# Hobbies - the firm - of the past.



## hawkinob (21 Aug 2009)

Hi,
I have just received a copy of a Hobbies pattern, about 1935 vintage it seems. What days they must have been for fretwork enthusiasts. the pattern, I'll try to post a part of it, lists 'Hobbies Supply Stores' :-
New Oxford St, WC1, 147 Bishopgate EC, 83 Newington Butts SE11 as well as in Sheffield, Glasgow, Manchester, Birmingham, Leeds, Southampton and Brighton. Of course there was also the main place in Dereham.
I remember, as a youngster in the'40's, the Hobbies magazine. I often wonder what happened for the demise (reduction).
Bob H.




[/img]


----------



## jasonB (21 Aug 2009)

They are still trading in South London. Usually see their catalogue in WH Smiths once a year

http://www.hobby.uk.com/


----------



## Gill (21 Aug 2009)

I didn't realise Hobby's had an online presence as well as their catalogue - thanks for the link, Steve  .
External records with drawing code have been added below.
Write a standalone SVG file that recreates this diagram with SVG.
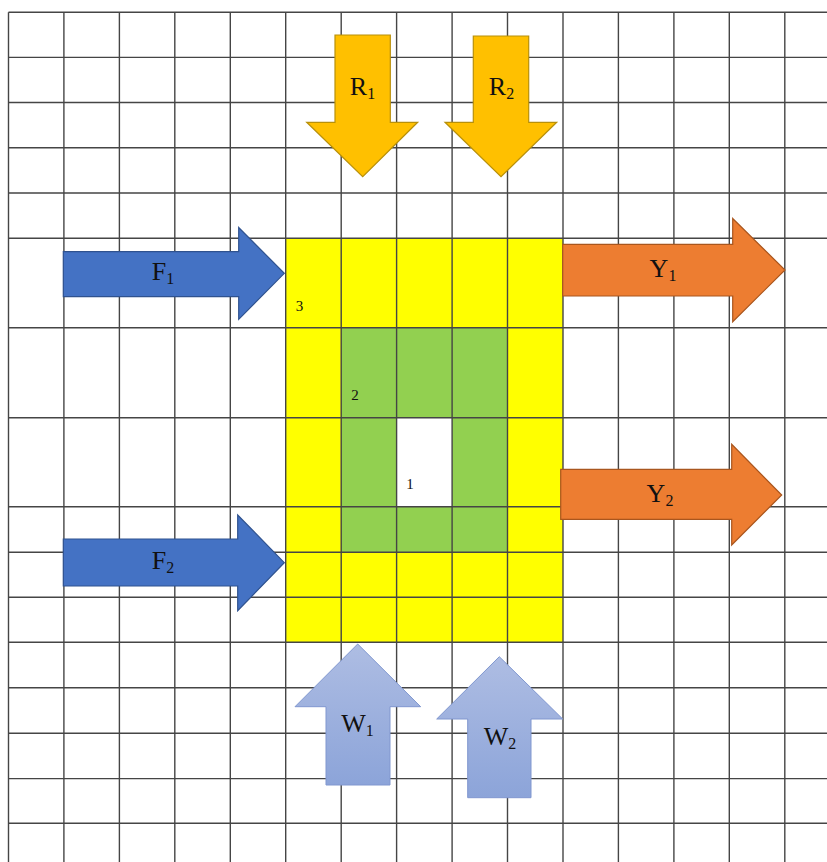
<svg xmlns="http://www.w3.org/2000/svg" width="827" height="862" viewBox="0 0 827 862">
<defs>
<linearGradient id="wgrad" x1="0" y1="0" x2="0" y2="1">
<stop offset="0" stop-color="#AEBDE3"/>
<stop offset="1" stop-color="#8CA4D9"/>
</linearGradient>
<style>
.grid line{stroke:#454545;stroke-width:1.4}
.lbl{font-family:"Liberation Serif","Times New Roman",serif;font-size:26px;fill:#111;text-anchor:middle}
.sub{font-size:16px}
.num{font-family:"Liberation Serif","Times New Roman",serif;font-size:15px;fill:#111;text-anchor:middle}
.r{fill:#FFC000;stroke:#B8900A;stroke-width:1.2}
.f{fill:#4472C4;stroke:#2F528F;stroke-width:1.2}
.y{fill:#ED7D31;stroke:#A9561E;stroke-width:1.2}
.w{fill:url(#wgrad);stroke:#8097CF;stroke-width:1}
</style>
</defs>
<rect width="827" height="862" fill="#ffffff"/>
<g id="zones">
<rect id="zone3" x="285.7" y="238.3" width="277.3" height="404" fill="#FFFF00"/>
<rect id="zone2" x="341.2" y="327.7" width="166.3" height="224.6" fill="#92D050"/>
<rect id="zone1" x="396.6" y="417.7" width="55.5" height="89" fill="#FFFFFF"/>
</g>
<g class="grid" id="grid">
<line x1="8.5" y1="12.3" x2="8.5" y2="862"/>
<line x1="63.9" y1="12.3" x2="63.9" y2="862"/>
<line x1="119.4" y1="12.3" x2="119.4" y2="862"/>
<line x1="174.8" y1="12.3" x2="174.8" y2="862"/>
<line x1="230.3" y1="12.3" x2="230.3" y2="862"/>
<line x1="285.7" y1="12.3" x2="285.7" y2="862"/>
<line x1="341.2" y1="12.3" x2="341.2" y2="862"/>
<line x1="396.6" y1="12.3" x2="396.6" y2="862"/>
<line x1="452.1" y1="12.3" x2="452.1" y2="862"/>
<line x1="507.5" y1="12.3" x2="507.5" y2="862"/>
<line x1="563" y1="12.3" x2="563" y2="862"/>
<line x1="618.4" y1="12.3" x2="618.4" y2="862"/>
<line x1="673.9" y1="12.3" x2="673.9" y2="862"/>
<line x1="729.3" y1="12.3" x2="729.3" y2="862"/>
<line x1="784.8" y1="12.3" x2="784.8" y2="862"/>
<line x1="8.5" y1="12.3" x2="827" y2="12.3"/>
<line x1="8.5" y1="57.4" x2="827" y2="57.4"/>
<line x1="8.5" y1="102.5" x2="827" y2="102.5"/>
<line x1="8.5" y1="147.7" x2="827" y2="147.7"/>
<line x1="8.5" y1="193" x2="827" y2="193"/>
<line x1="8.5" y1="238.3" x2="827" y2="238.3"/>
<line x1="8.5" y1="327.7" x2="827" y2="327.7"/>
<line x1="8.5" y1="417.7" x2="827" y2="417.7"/>
<line x1="8.5" y1="506.7" x2="827" y2="506.7"/>
<line x1="8.5" y1="552.3" x2="827" y2="552.3"/>
<line x1="8.5" y1="597.3" x2="827" y2="597.3"/>
<line x1="8.5" y1="642.3" x2="827" y2="642.3"/>
<line x1="8.5" y1="687.7" x2="827" y2="687.7"/>
<line x1="8.5" y1="733.2" x2="827" y2="733.2"/>
<line x1="8.5" y1="778.6" x2="827" y2="778.6"/>
<line x1="8.5" y1="823.3" x2="827" y2="823.3"/>
</g>
<g id="zone-labels">
<text class="num" x="299.5" y="311">3</text>
<text class="num" x="355" y="400">2</text>
<text class="num" x="410" y="489">1</text>
</g>
<g id="arrows">
<g id="R1">
<polygon class="r" points="335,35 390.3,35 390.3,122.3 417.7,122.3 362.7,176.7 306.7,122.3 335,122.3"/>
<text class="lbl" x="362.5" y="95">R<tspan class="sub" dy="4">1</tspan></text>
</g>
<g id="R2">
<polygon class="r" points="473.3,36 528.7,36 528.7,122.3 556.7,122.3 501,176.7 445,122.3 473.3,122.3"/>
<text class="lbl" x="501.5" y="95">R<tspan class="sub" dy="4">2</tspan></text>
</g>
<g id="F1">
<polygon class="f" points="63.3,251.7 238.7,251.7 238.7,227.5 284.3,273.3 238.7,319.3 238.7,296.7 63.3,296.7"/>
<text class="lbl" x="163" y="280">F<tspan class="sub" dy="4">1</tspan></text>
</g>
<g id="F2">
<polygon class="f" points="63.3,539 237.7,539 237.7,515 284.3,562.7 237.7,610.7 237.7,586 63.3,586"/>
<text class="lbl" x="163" y="569">F<tspan class="sub" dy="4">2</tspan></text>
</g>
<g id="Y1">
<polygon class="y" points="562.7,244.3 732.7,244.3 732.7,218.5 785,270 732.7,321.7 732.7,296 562.7,296"/>
<text class="lbl" x="663" y="277">Y<tspan class="sub" dy="4">1</tspan></text>
</g>
<g id="Y2">
<polygon class="y" points="560.7,469.3 731.7,469.3 731.7,444.3 781.7,495 731.7,545 731.7,519.3 560.7,519.3"/>
<text class="lbl" x="660" y="502">Y<tspan class="sub" dy="4">2</tspan></text>
</g>
<g id="W1">
<polygon class="w" points="357.7,644 420.7,706.7 390,706.7 390,785 326,785 326,706.7 295,706.7"/>
<text class="lbl" x="357.5" y="732">W<tspan class="sub" dy="4">1</tspan></text>
</g>
<g id="W2">
<polygon class="w" points="499.3,656.7 562.7,719 531,719 531,797.7 467.7,797.7 467.7,719 436.7,719"/>
<text class="lbl" x="500" y="745">W<tspan class="sub" dy="4">2</tspan></text>
</g>
</g>
</svg>
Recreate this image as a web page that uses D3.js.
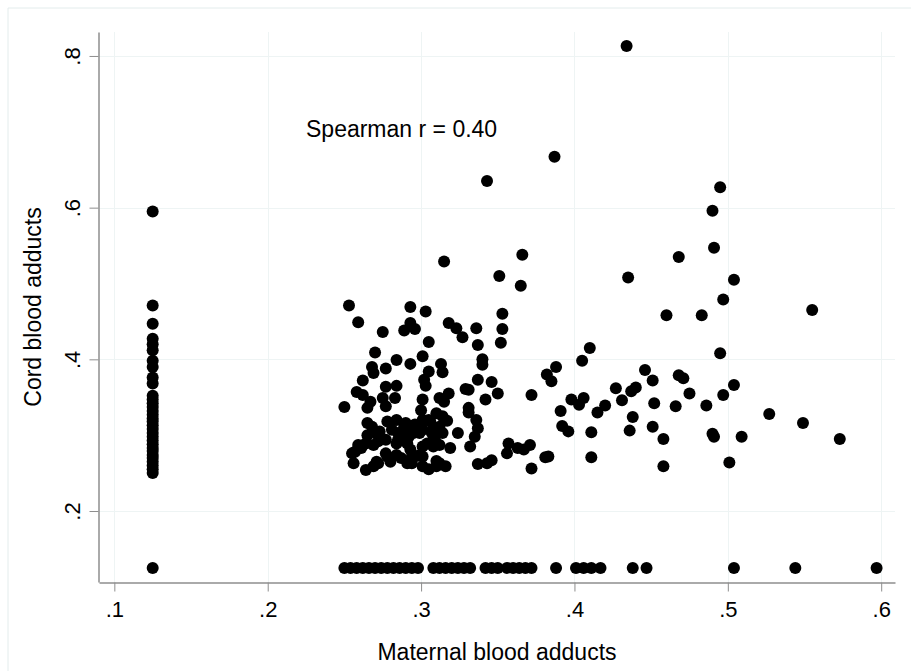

Is there some confusion creeping in over the distinction between Hobby's and Hobbies of Dereham? The logo on the picture Bob posted is almost identical to the logo on some plans I purchased from Hobbies of Dereham a few years ago.

Incidentally, there are lots of old Hobbies patterns on Pedro's website. Many of them are now out of copyright and therefore free to download.

Gill


----------



## hawkinob (22 Aug 2009)

Hi,
Yes there is Hobbies (of Dereham), now from Raveningham, still in Norfolk. This is the firm that I refer to. Have been around since 1895ish. They have a web address:-
http://www.alwayshobbies.com/

There must be some sort of message in their choice of address name - alwayshobbies -.

The is also Hobbys of South London, they, I believe, have been around since the late 1950's.

Both firms publish annual catalogues but I'm not sure that the South London firm ever had a magazine.

I've seen the Spanish site with some copies of old Hobbies patterns.

Would be brilliant to go back to the past (mind I'm middle 70's myself so younger people may not feel the same) and turn over the pages of the old magazine. Somewhere there would have to be an archive of them just waiting to go on the Internet (bit like the amazing amount of Family History on the Internet).

Regards, 
Bob H.


----------